The Earth was warm at its formation. The squeeze of gravity, radioactivity, and the bombardment of asteroids heated it further. A good part of the Earth’s bulk is iron, and of the major materials that make up the Earth, iron is the heaviest and has the lowest melting point. When the temperature of the warming Earth reached the melting point of iron, the iron liquefied and fell toward the center, displacing lighter rocky materials. This “big burp,” this huge turnover of the Earth’s substance may have been the most momentous event in the planet’s history. The falling iron, like a pile driver, released energy in the form of still more heat. The planet melted. Perhaps it melted completely. Perhaps it became a big red liquid bubble of molten metal and rock.
When the planet melted, the water and gases that were trapped in the body of the planet escaped to the surface. They bubbled from the surface of the molten Earth even as they do today from volcanoes, geysers and hot springs. The water, of course, was in the form of steam. The surface of the planet was still too hot for water to exist as a liquid.
The surface of the young planet may have looked like the churning fire-pit of Hawaii’s Kilauea volcano, covered with broad lava lakes that crust over and quickly melt again. Eventually, as the planet cooled, a permanent crust began to accumulate like a scab on a raw wound. Even as the crust formed, it was bombarded by meteorites, chunks of rock and iron left over from the formation of the Solar System. For millions of years there was a rain of stone from the sky, pummeling the surface of the young planet. More water and gases may have arrived with the meteorites to become part of the accumulating atmosphere.
Perpetual rain
As the Earth cooled, water vapor in the atmosphere began to condense into droplets and fall as rain. At first, when the rain fell onto the hot crust it boiled off as steam, like drops of water flung onto a hot griddle. The steam rose into the atmosphere, condensed, and fell again. It rained everywhere on the hot cloud-darkened planet. For thousands of millions of years there was not a sunny day, not one starry night. Lightning crackled continuously. Eventually the surface cooled to the point where where could remain liquid. It sizzled and steamed on the flanks of volcanoes. It cascaded into the lowland basins and the bowls of impact craters. At last the skies began to clear and the sun glistened on a sparkling sea. The Earth had acquired an ocean.

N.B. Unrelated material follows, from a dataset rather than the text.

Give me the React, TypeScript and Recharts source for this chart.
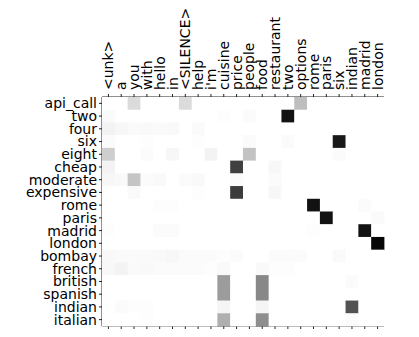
import { ScatterChart, Scatter, XAxis, YAxis } from "recharts";

const rows = [
  "api_call", "two", "four", "six", "eight", "cheap", "moderate", "expensive", "rome",
  "paris", "madrid", "london", "bombay", "french", "british", "spanish", "indian", "italian",
];

const cols = [
  "<unk>", "a", "you", "with", "hello", "in", "<SILENCE>", "help", "i'm", "cuisine", "price",
  "people", "food", "restaurant", "two", "options", "rome", "paris", "six", "indian", "madrid", "london",
];

// one row per memory entry, one value per column word
const weights: number[][] = [
  [0, 0, 0.24, 0, 0, 0, 0.24, 0, 0, 0, 0, 0, 0, 0, 0, 0.37, 0, 0, 0, 0, 0, 0],
  [0.04, 0, 0, 0, 0, 0, 0, 0, 0, 0.02, 0, 0.03, 0, 0, 0.94, 0, 0, 0, 0, 0, 0, 0],
  [0.1, 0.07, 0.04, 0.05, 0.04, 0.05, 0, 0.04, 0, 0, 0, 0, 0, 0, 0, 0, 0, 0, 0, 0, 0, 0],
  [0.03, 0, 0, 0.02, 0, 0, 0, 0.02, 0, 0, 0, 0.03, 0, 0, 0.03, 0, 0, 0, 0.92, 0, 0, 0],
  [0.3, 0, 0, 0.03, 0, 0.07, 0, 0, 0.1, 0, 0, 0.35, 0, 0, 0, 0, 0, 0, 0.03, 0, 0, 0],
  [0.1, 0, 0, 0, 0, 0, 0, 0, 0, 0, 0.8, 0, 0, 0.07, 0, 0, 0, 0, 0, 0, 0, 0],
  [0.07, 0.05, 0.34, 0.03, 0.05, 0, 0.03, 0.05, 0, 0, 0.03, 0, 0, 0.03, 0, 0, 0, 0, 0, 0, 0, 0],
  [0, 0, 0.04, 0, 0, 0, 0, 0.02, 0, 0, 0.81, 0, 0, 0.07, 0, 0, 0, 0, 0, 0, 0, 0],
  [0, 0, 0, 0, 0.02, 0.02, 0, 0, 0, 0, 0, 0, 0, 0, 0, 0, 0.94, 0, 0, 0, 0.03, 0],
  [0, 0, 0, 0, 0, 0, 0, 0, 0, 0, 0, 0, 0, 0, 0, 0, 0, 0.94, 0, 0, 0, 0.04],
  [0.02, 0, 0, 0, 0.03, 0.03, 0, 0, 0, 0, 0, 0, 0, 0, 0, 0, 0.02, 0, 0, 0, 0.94, 0],
  [0, 0, 0, 0, 0, 0, 0, 0, 0, 0, 0, 0, 0, 0, 0, 0, 0, 0, 0, 0, 0, 0.98],
  [0.06, 0.04, 0.04, 0.04, 0.05, 0.07, 0.03, 0.03, 0.03, 0.02, 0.03, 0, 0, 0.03, 0.03, 0.03, 0, 0, 0.04, 0, 0, 0],
  [0.06, 0.1, 0.04, 0.05, 0.03, 0.03, 0.03, 0.03, 0.02, 0.05, 0, 0, 0.05, 0.02, 0.02, 0, 0, 0, 0, 0, 0, 0],
  [0, 0, 0, 0, 0, 0, 0, 0, 0, 0.48, 0, 0, 0.55, 0, 0, 0, 0, 0, 0, 0.03, 0, 0],
  [0, 0, 0, 0, 0, 0, 0, 0, 0, 0.48, 0, 0, 0.55, 0, 0, 0, 0, 0, 0, 0, 0, 0],
  [0, 0.03, 0.02, 0.02, 0, 0, 0, 0, 0, 0.08, 0, 0, 0.08, 0, 0, 0, 0, 0, 0, 0.75, 0, 0],
  [0, 0, 0, 0.02, 0, 0, 0, 0, 0, 0.42, 0, 0, 0.53, 0, 0, 0, 0, 0, 0, 0.03, 0, 0],
];

// matplotlib "Greys"
const greys = [255, 240, 217, 189, 150, 115, 82, 37, 0];

const grey = (v: number) => {
  const t = Math.max(0, Math.min(1, v)) * (greys.length - 1);
  const i = Math.min(greys.length - 2, Math.floor(t));
  const g = Math.round(greys[i] + (greys[i + 1] - greys[i]) * (t - i));
  return `rgb(${g},${g},${g})`;
};

const W = 419;
const H = 337;
const TOP = 97;
const LEFT = 102;
const RIGHT = 35;
const BOTTOM = 11;
const cellW = (W - LEFT - RIGHT) / cols.length;
const cellH = (H - TOP - BOTTOM) / rows.length;

const cells = weights.flatMap((row, r) => row.map((v, c) => ({ c, r, v })));

const font = "DejaVu Sans, sans-serif";
const fontSize = 14;
const axisColor = "#222";

const TopTick = (props: any) => {
  const { x, y, payload } = props;
  const px = x;
  const py = y - 2;
  return (
    <text
      x={px}
      y={py}
      transform={`rotate(-90 ${px} ${py})`}
      textAnchor="start"
      dominantBaseline="central"
      fontSize={fontSize}
      fontFamily={font}
      fill="#000"
    >
      {cols[payload.value]}
    </text>
  );
};

const Cell = (props: any) => {
  const { cx, cy, payload } = props;
  return (
    <rect
      x={cx - cellW / 2}
      y={cy - cellH / 2}
      width={cellW + 0.4}
      height={cellH + 0.4}
      fill={grey(payload.v)}
    />
  );
};

const colTicks = cols.map((_, i) => i);
const rowTicks = rows.map((_, i) => i);

export default function App() {
  return (
    <div style={{ position: "absolute", left: 0, top: 0, background: "#fff" }}>
      <ScatterChart width={W} height={H} margin={{ top: 0, right: RIGHT, bottom: 0, left: 0 }}>
        <XAxis
          xAxisId="top"
          orientation="top"
          type="number"
          dataKey="c"
          domain={[-0.5, cols.length - 0.5]}
          ticks={colTicks}
          interval={0}
          height={TOP}
          tickSize={3}
          stroke={axisColor}
          tick={<TopTick />}
        />
        <XAxis
          xAxisId="bottom"
          orientation="bottom"
          type="number"
          dataKey="c"
          domain={[-0.5, cols.length - 0.5]}
          ticks={colTicks}
          interval={0}
          height={BOTTOM}
          tickSize={3}
          stroke={axisColor}
          tick={() => <g />}
        />
        <YAxis
          yAxisId="left"
          type="number"
          dataKey="r"
          reversed
          domain={[-0.5, rows.length - 0.5]}
          ticks={rowTicks}
          interval={0}
          width={LEFT}
          tickSize={3}
          stroke={axisColor}
          tickFormatter={(i: number) => rows[i]}
          tick={{ fontSize, fontFamily: font, fill: "#000" }}
        />
        <YAxis
          yAxisId="right"
          orientation="right"
          type="number"
          dataKey="r"
          domain={[-0.5, rows.length - 0.5]}
          width={0}
          tick={false}
          tickLine={false}
          stroke={axisColor}
        />
        <Scatter
          data={cells}
          xAxisId="top"
          yAxisId="left"
          shape={<Cell />}
          isAnimationActive={false}
        />
        <Scatter
          data={cells}
          xAxisId="bottom"
          yAxisId="right"
          shape={() => <g />}
          isAnimationActive={false}
        />
      </ScatterChart>
    </div>
  );
}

When the skies cleared, when the volcanoes quieted and the cosmic bombardment slackened, the Earth was encased in a film of air and water. It was still a bleak and barren place, still warm from its birth and bathed in radiation from the sun. But as violence from above and below subsided, it was undeniably home.
And so was Darwin’s “warm little pond” prepared for the coming of life.
Life from afar
Some scientists have suggested that life arrived on Earth from elsewhere, fully formed. It might have arrived by accident, they claim, as a passenger on a meteorite or comet. Or the Earth might have been “seeded” by an extraterrestrial civilization.
But it hardly seems necessary to invoke an outside origin for life. All the elements required for life were available in the early oceans and atmosphere. There was plenty of energy available to transform the chemicals of life into living organisms. The pond was stocked with the right ingredients. The pond was warm. Earth was poised for the miracle of life.
Perhaps no one has experienced more profoundly the special character of the Earth as a suitable environment for life than the few creature who have left its surface. The astronauts who went to the moon took a bit of the “warm little pond” with them, backpacks full of the fluids and gases which are the medium of life on Earth. Standing on the cold, dry, airless lunar plains they looked out into the black void of space and saw the planet Earth hanging from the sun by a slender gravitational thread, glistening in its delicate sheath of sea and cloud.